The main issue with the Second Foundation continues here in that it employs both Salvor and Gaal, two characters who should be long dead and buried and not dragged around for more adventures. With Salvor having discovered this Hari’s death, after just getting a body at that, she’s imprisoned quietly to be hidden from Gaal so that Tellem can work her push to get Gaal to be who she needs. And it’s just a mess overall because we get things like Salvor figuring out the Prime Radiant was hidden in her jacket all along and she’s able to open it and use it to communicate with Vault Seldon, who is frustrated to learn that there are others of him out there and that this knowledge impacts what he’s trying to accomplish now. Yeah, science that looks like magic and all that but it all just feels so pointless and counterproductive to the original intent that these sequences, while often filmed well, can make me want to just turn off the whole episode.

Events on Trantor are at least interesting in continuing to showcase the decay of things. Trust between the three aspects of Empire is pretty well broken here but not outright on display. What sets things in motion is the execution event for Constant and Poly, which is being done in a big public way within the palace grounds. It’s set up elaborately enough and we see the grand trappings that pleases Day, but he also orchestrates it again to show his dominance over his bride-to-be. The execution, a beheading, is done with a collar device that the person wears and it just does its job on command. Getting Sareth to pick out which person goes first is a hard thing for her as it doesn’t seem this is how her people operate, but she still needs to keep up the ruse. And knowing it’s not her thing, you see how frustrated Dawn is by it but unable to do anything. And all of this comes after the events with Sareth confronting Day about how Demerzel is a robot.

That at least has a nice path in how some of it unfolds with Rue and Dusk engaged in discussion about it, especially with her reveal that the Cloud Dominion has figured out how to reverse the memory edits done by the Empire. So she knows all of her past, and the secret passages here, and uses that as a way to get Dusk to realize he might be able to find out what memories have been stolen from him as well. Dawn, Day, and Dusk are all the same person but we’re getting court intrigue just within that trio alone with how the manipulations go. And with Dusk realizing that Demerzel has also made significant edits and modifications as well in regards to her, well, it adds another layer of distrust on top of everything else. It’s well done and intriguing and makes me wish we were basically getting a Game of Thrones of Trantor since that at least has the space to operate in without contradicting much of the core ideas of the books.
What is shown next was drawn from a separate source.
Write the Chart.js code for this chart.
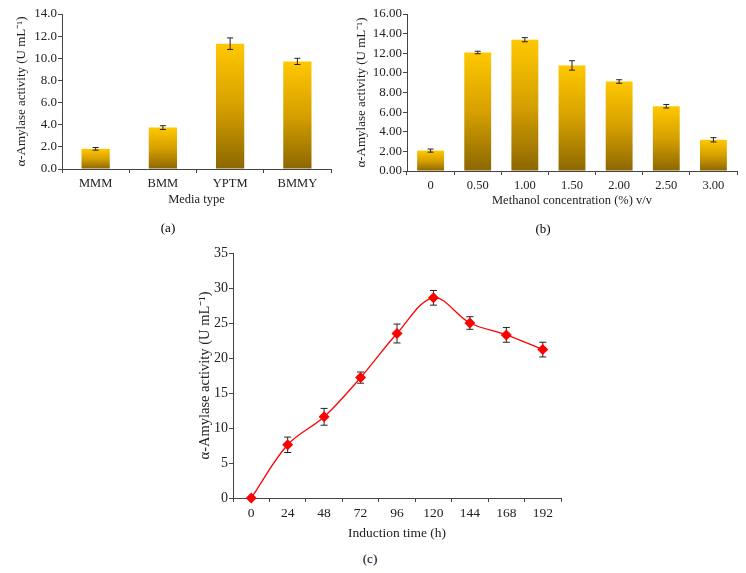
<!DOCTYPE html>
<html>
<head>
<meta charset="utf-8">
<script src="https://cdn.jsdelivr.net/npm/chart.js@4.4.0/dist/chart.umd.min.js"></script>
<style>
body { margin: 0; background: #fff; }
#wrap { position: relative; width: 746px; height: 573px; overflow: hidden; font-family: "Liberation Serif", serif; }
.box { position: absolute; }
.lbl { position: absolute; font-size: 13px; color: #000000; transform: translate(-50%, -50%); }
</style>
</head>
<body>
<div id="wrap">
  <div class="box" style="left:0;top:0;width:345px;height:212px"><canvas id="chartA"></canvas></div>
  <div class="box" style="left:345px;top:0;width:401px;height:212px"><canvas id="chartB"></canvas></div>
  <div class="box" style="left:150px;top:235px;width:450px;height:310px"><canvas id="chartC"></canvas></div>
  <div class="lbl" style="left:168px;top:228px">(a)</div>
  <div class="lbl" style="left:543px;top:229px">(b)</div>
  <div class="lbl" style="left:370px;top:559px">(c)</div>
</div>
<script>
// (a) media type
const mediaTypes = ['MMM', 'BMM', 'YPTM', 'BMMY'];
const mediaActivity = [1.82, 3.74, 11.32, 9.72];
const mediaError = [0.12, 0.17, 0.52, 0.28];
const mediaTicks = [0, 2, 4, 6, 8, 10, 12, 14];

// (b) methanol concentration
const methanolConc = ['0', '0.50', '1.00', '1.50', '2.00', '2.50', '3.00'];
const methanolActivity = [2.08, 12.08, 13.38, 10.76, 9.12, 6.60, 3.18];
const methanolError = [0.16, 0.13, 0.21, 0.48, 0.18, 0.18, 0.22];
const methanolTicks = [0, 2, 4, 6, 8, 10, 12, 14, 16];

// (c) induction time
const inductionTime = ['0', '24', '48', '72', '96', '120', '144', '168', '192'];
const inductionActivity = [0, 7.6, 11.6, 17.2, 23.5, 28.6, 25.0, 23.3, 21.2];
const inductionError = [0, 1.1, 1.2, 0.8, 1.35, 1.05, 0.9, 1.05, 1.05];
const inductionTicks = [0, 5, 10, 15, 20, 25, 30, 35];

const yTitle = 'α-Amylase activity (U mL⁻¹)';
const serif = '"Liberation Serif", "Times New Roman", serif';
const axisColor = '#444';
const textColor = '#222';

// error bars, drawn through the y scale
function drawErrors(chart, opts) {
  const ctx = chart.ctx;
  const y = chart.scales.y;
  chart.data.datasets.forEach((ds, di) => {
    if (!ds.errors) return;
    chart.getDatasetMeta(di).data.forEach((el, i) => {
      const e = ds.errors[i];
      if (!e) return;
      const v = ds.data[i];
      const top = y.getPixelForValue(v + e);
      const bot = y.getPixelForValue(v - e);
      const x = el.x;
      ctx.save();
      ctx.strokeStyle = opts.color || '#222';
      ctx.lineWidth = 1;
      ctx.beginPath();
      ctx.moveTo(x, top); ctx.lineTo(x, bot);
      ctx.moveTo(x - opts.cap, top); ctx.lineTo(x + opts.cap, top);
      ctx.moveTo(x - opts.cap, bot); ctx.lineTo(x + opts.cap, bot);
      ctx.stroke();
      ctx.restore();
    });
  });
}
const errorBars = {
  id: 'errorBars',
  beforeDatasetsDraw(chart, args, opts) { if (opts.under) drawErrors(chart, opts); },
  afterDatasetsDraw(chart, args, opts) { if (!opts.under) drawErrors(chart, opts); }
};

// gold gradient per bar, from bar top down to the base
function barGradient(c) {
  const chart = c.chart;
  if (!chart.chartArea || c.raw === undefined) return '#e0a800';
  const y = chart.scales.y;
  const top = y.getPixelForValue(c.raw);
  const base = y.getPixelForValue(0);
  const g = chart.ctx.createLinearGradient(0, top, 0, base);
  g.addColorStop(0, '#ffc800');
  g.addColorStop(0.5, '#d6a000');
  g.addColorStop(1, '#8c6700');
  return g;
}

function xAxis(title, size, height, titlePad) {
  return {
    offset: true,
    grid: { drawOnChartArea: false, offset: true, tickLength: 4, color: axisColor },
    border: { color: axisColor },
    ticks: { color: textColor, font: { family: serif, size: size }, padding: 3, maxRotation: 0 },
    title: { display: true, text: title, color: textColor, font: { family: serif, size: size }, padding: { top: 0, bottom: titlePad } },
    afterFit(s) { s.height = height; }
  };
}

function yAxis(tickList, max, decimals, size, titleSize, width, titlePad) {
  return {
    min: 0,
    max: max,
    afterBuildTicks(s) { s.ticks = tickList.map(v => ({ value: v })); },
    grid: { drawOnChartArea: false, tickLength: 4, color: axisColor },
    border: { color: axisColor },
    ticks: { color: textColor, font: { family: serif, size: size }, padding: 1, callback: v => Number(v).toFixed(decimals) },
    title: { display: true, text: yTitle, color: textColor, font: { family: serif, size: titleSize }, padding: { top: titlePad, bottom: 0 } },
    afterFit(s) { s.width = width; }
  };
}

const common = {
  responsive: true,
  maintainAspectRatio: false,
  animation: false,
  events: []
};

new Chart(document.getElementById('chartA'), {
  type: 'bar',
  data: {
    labels: mediaTypes,
    datasets: [{
      data: mediaActivity,
      errors: mediaError,
      backgroundColor: barGradient,
      borderWidth: 0,
      categoryPercentage: 1,
      barPercentage: 0.42
    }]
  },
  options: Object.assign({}, common, {
    layout: { padding: { top: 14, right: 14, left: 0, bottom: 0 } },
    plugins: { legend: { display: false }, tooltip: { enabled: false }, errorBars: { cap: 3, color: '#222' } },
    scales: {
      x: xAxis('Media type', 12.5, 43, 5),
      y: yAxis(mediaTicks, 14, 1, 13, 13, 62, 14)
    }
  }),
  plugins: [errorBars]
});

new Chart(document.getElementById('chartB'), {
  type: 'bar',
  data: {
    labels: methanolConc,
    datasets: [{
      data: methanolActivity,
      errors: methanolError,
      backgroundColor: barGradient,
      borderWidth: 0,
      categoryPercentage: 1,
      barPercentage: 0.57
    }]
  },
  options: Object.assign({}, common, {
    layout: { padding: { top: 14, right: 9, left: 0, bottom: 0 } },
    plugins: { legend: { display: false }, tooltip: { enabled: false }, errorBars: { cap: 3, color: '#222' } },
    scales: {
      x: xAxis('Methanol concentration (%) v/v', 12.5, 41, 4),
      y: yAxis(methanolTicks, 16, 2, 13, 13, 62, 9)
    }
  }),
  plugins: [errorBars]
});

new Chart(document.getElementById('chartC'), {
  type: 'line',
  data: {
    labels: inductionTime,
    datasets: [{
      data: inductionActivity,
      errors: inductionError,
      borderColor: '#ff0000',
      borderWidth: 1.3,
      tension: 0.35,
      clip: false,
      pointStyle: 'rectRot',
      pointRadius: 5.5,
      pointBackgroundColor: '#ff0000',
      pointBorderColor: '#ff0000',
      pointBorderWidth: 0
    }]
  },
  options: Object.assign({}, common, {
    layout: { padding: { top: 18, right: 39, left: 0, bottom: 0 } },
    plugins: { legend: { display: false }, tooltip: { enabled: false }, errorBars: { cap: 3.5, color: '#222', under: true } },
    scales: {
      x: xAxis('Induction time (h)', 13.5, 47, 3),
      y: yAxis(inductionTicks, 35, 0, 14, 14.5, 83, 46)
    }
  }),
  plugins: [errorBars]
});
</script>
</body>
</html>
Everything with Hober Mallow here frustrates me. He’s basically a self-insert reluctant hero type that’s been added when his actual goal was to shove the Foundation away from its religious methods to one of actual trade. Here, we see him, thanks to what we saw with his time with the Spacers, appear in his whisper ship right above the palace, causing a wave of destruction, and managing to rescue Constant as he couldn’t find Poly amid the chaos. This all sets Day to being a journey to Terminus to reclaim what he views as rightly his whereas others thought he would just bomb them into the stone age, but the reality is that they have some high-tech innovations that the Empire needs. So he’s at least making sense. But everything Mallow did/ Just ridiculous and a way to push another relationship that doesn’t need to happen with him and Constant.

In Summary:
The players on the board are shaken up a bit by the end of this episode and it’s primed for where it will go to wrap things up for the season. I am intrigued to see what the next episode is as it’s supposed to focus on a lot of Demerzel’s story and the Robot Wars as viewed by this creative team so there’s a lot of curiosity but also apprehension at the whole thing. Some of it just makes me eager to revisit the novels once again and engage in its kind of storytelling. There are a lot of things I like that have expanded upon with this show and the visual and creative design is just off the charts, capturing a sprawling galactic empire in small but great ways. But so many other areas frustrate with choices that make no sense.